### WRITTEN INSTRUCTION
Quote every line as written. Omit pictures.

### DATA SEGMENT
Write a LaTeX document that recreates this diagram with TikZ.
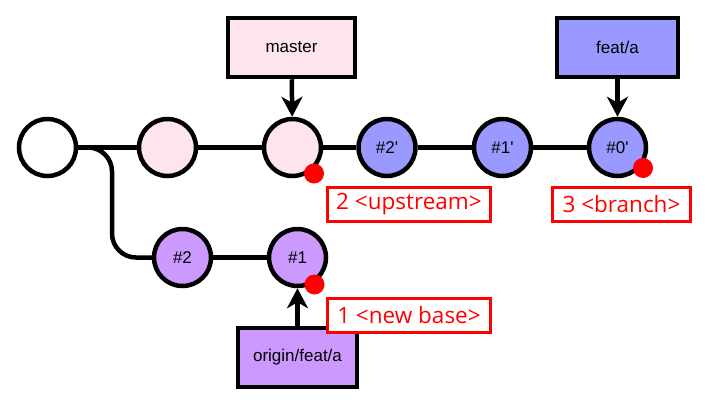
\documentclass[tikz,border=0pt]{standalone}
\usepackage{fontspec}
\setmainfont{Liberation Sans}
\newfontfamily\labelfont{Open Sans}
\usetikzlibrary{arrows.meta}
\definecolor{pinkfill}{HTML}{FDE4EF}
\definecolor{bluefill}{HTML}{9999FF}
\definecolor{purplefill}{HTML}{CC99FF}
\definecolor{redc}{HTML}{FF0000}
\tikzset{
  commit/.style={circle, draw=black, line width=4.5pt, minimum size=57pt, inner sep=0pt, font=\fontsize{17}{19}\selectfont},
  refbox/.style={rectangle, draw=black, line width=4.5pt, minimum height=59pt, inner sep=0pt, font=\fontsize{17}{19}\selectfont},
  conn/.style={line width=4.5pt, draw=black},
  refarrow/.style={line width=4.5pt, draw=black, -{Stealth[length=20pt, width=21pt, inset=6pt]}},
  reddot/.style={circle, fill=redc, minimum size=20pt, inner sep=0pt},
  redlabel/.style={rectangle, draw=redc, fill=white, line width=3pt, minimum height=34pt, inner sep=0pt, text=redc, font=\labelfont\fontsize{22.5}{25}\selectfont}
}
\begin{document}
\begin{tikzpicture}[x=1pt, y=-1pt]
\useasboundingbox (0,0) rectangle (710,405);
% connectors first
\coordinate (k1) at (112,147.5);
\coordinate (k2) at (112,257.5);
\coordinate (c0e) at (78,147.5);
\coordinate (n2w) at (152,257.5);
\draw[conn, rounded corners=24pt] (c0e) -- (k1) -- (k2) -- (n2w);
% commits
\node[commit, fill=white] (c0) at (47.5,147.5) {};
\node[commit, fill=pinkfill] (c1) at (167.5,147.5) {};
\node[commit, fill=pinkfill] (c2) at (292.5,147.5) {};
\node[commit, fill=bluefill] (p2) at (387,147.5) {\#2\textquotesingle};
\node[commit, fill=bluefill] (p1) at (502.5,147.5) {\#1\textquotesingle};
\node[commit, fill=bluefill] (p0) at (617.5,147.5) {\#0\textquotesingle};
\node[commit, fill=purplefill] (n2) at (182.5,257.5) {\#2};
\node[commit, fill=purplefill] (n1) at (297.5,257.5) {\#1};
\draw[conn] (c0) -- (c1);
\draw[conn] (c1) -- (c2);
\draw[conn] (c2) -- (p2);
\draw[conn] (p2) -- (p1);
\draw[conn] (p1) -- (p0);
\draw[conn] (n2) -- (n1);
% ref boxes
\node[refbox, fill=pinkfill, minimum width=127pt] (master) at (291.5,47.5) {master};
\node[refbox, fill=bluefill, minimum width=121pt] (feat) at (617.5,47.5) {feat/a};
\node[refbox, fill=purplefill, minimum width=119pt] (origin) at (297.5,357.5) {origin/feat/a};
\draw[refarrow] (master) -- (c2);
\draw[refarrow] (feat) -- (p0);
\draw[refarrow] (origin) -- (n1);
% red dots
\node[reddot] (d2) at (314,173.5) {};
\node[reddot] (d3) at (643,168) {};
\node[reddot] (d1) at (314.5,284.5) {};
% red labels
\node[redlabel, minimum width=163pt] (l2) at (409,204.5) {2 <upstream>};
\node[redlabel, minimum width=138pt] (l3) at (621.5,204) {3 <branch>};
\node[redlabel, minimum width=163pt] (l1) at (409,315) {1 <new base>};
\end{tikzpicture}
\end{document}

### ANSWER TO THIS EXERCISE
Write a LaTeX document that recreates this diagram with TikZ.
\documentclass[tikz,border=0pt]{standalone}
\usepackage{fontspec}
\setmainfont{Liberation Sans}
\newfontfamily\labelfont{Open Sans}
\usetikzlibrary{arrows.meta}
\definecolor{pinkfill}{HTML}{FDE4EF}
\definecolor{bluefill}{HTML}{9999FF}
\definecolor{purplefill}{HTML}{CC99FF}
\definecolor{redc}{HTML}{FF0000}
\tikzset{
  commit/.style={circle, draw=black, line width=4.5pt, minimum size=57pt, inner sep=0pt, font=\fontsize{17}{19}\selectfont},
  refbox/.style={rectangle, draw=black, line width=4.5pt, minimum height=59pt, inner sep=0pt, font=\fontsize{17}{19}\selectfont},
  conn/.style={line width=4.5pt, draw=black},
  refarrow/.style={line width=4.5pt, draw=black, -{Stealth[length=20pt, width=21pt, inset=6pt]}},
  reddot/.style={circle, fill=redc, minimum size=20pt, inner sep=0pt},
  redlabel/.style={rectangle, draw=redc, fill=white, line width=3pt, minimum height=34pt, inner sep=0pt, text=redc, font=\labelfont\fontsize{22.5}{25}\selectfont}
}
\begin{document}
\begin{tikzpicture}[x=1pt, y=-1pt]
\useasboundingbox (0,0) rectangle (710,405);
% connectors first
\coordinate (k1) at (112,147.5);
\coordinate (k2) at (112,257.5);
\coordinate (c0e) at (78,147.5);
\coordinate (n2w) at (152,257.5);
\draw[conn, rounded corners=24pt] (c0e) -- (k1) -- (k2) -- (n2w);
% commits
\node[commit, fill=white] (c0) at (47.5,147.5) {};
\node[commit, fill=pinkfill] (c1) at (167.5,147.5) {};
\node[commit, fill=pinkfill] (c2) at (292.5,147.5) {};
\node[commit, fill=bluefill] (p2) at (387,147.5) {\#2\textquotesingle};
\node[commit, fill=bluefill] (p1) at (502.5,147.5) {\#1\textquotesingle};
\node[commit, fill=bluefill] (p0) at (617.5,147.5) {\#0\textquotesingle};
\node[commit, fill=purplefill] (n2) at (182.5,257.5) {\#2};
\node[commit, fill=purplefill] (n1) at (297.5,257.5) {\#1};
\draw[conn] (c0) -- (c1);
\draw[conn] (c1) -- (c2);
\draw[conn] (c2) -- (p2);
\draw[conn] (p2) -- (p1);
\draw[conn] (p1) -- (p0);
\draw[conn] (n2) -- (n1);
% ref boxes
\node[refbox, fill=pinkfill, minimum width=127pt] (master) at (291.5,47.5) {master};
\node[refbox, fill=bluefill, minimum width=121pt] (feat) at (617.5,47.5) {feat/a};
\node[refbox, fill=purplefill, minimum width=119pt] (origin) at (297.5,357.5) {origin/feat/a};
\draw[refarrow] (master) -- (c2);
\draw[refarrow] (feat) -- (p0);
\draw[refarrow] (origin) -- (n1);
% red dots
\node[reddot] (d2) at (314,173.5) {};
\node[reddot] (d3) at (643,168) {};
\node[reddot] (d1) at (314.5,284.5) {};
% red labels
\node[redlabel, minimum width=163pt] (l2) at (409,204.5) {2 <upstream>};
\node[redlabel, minimum width=138pt] (l3) at (621.5,204) {3 <branch>};
\node[redlabel, minimum width=163pt] (l1) at (409,315) {1 <new base>};
\end{tikzpicture}
\end{document}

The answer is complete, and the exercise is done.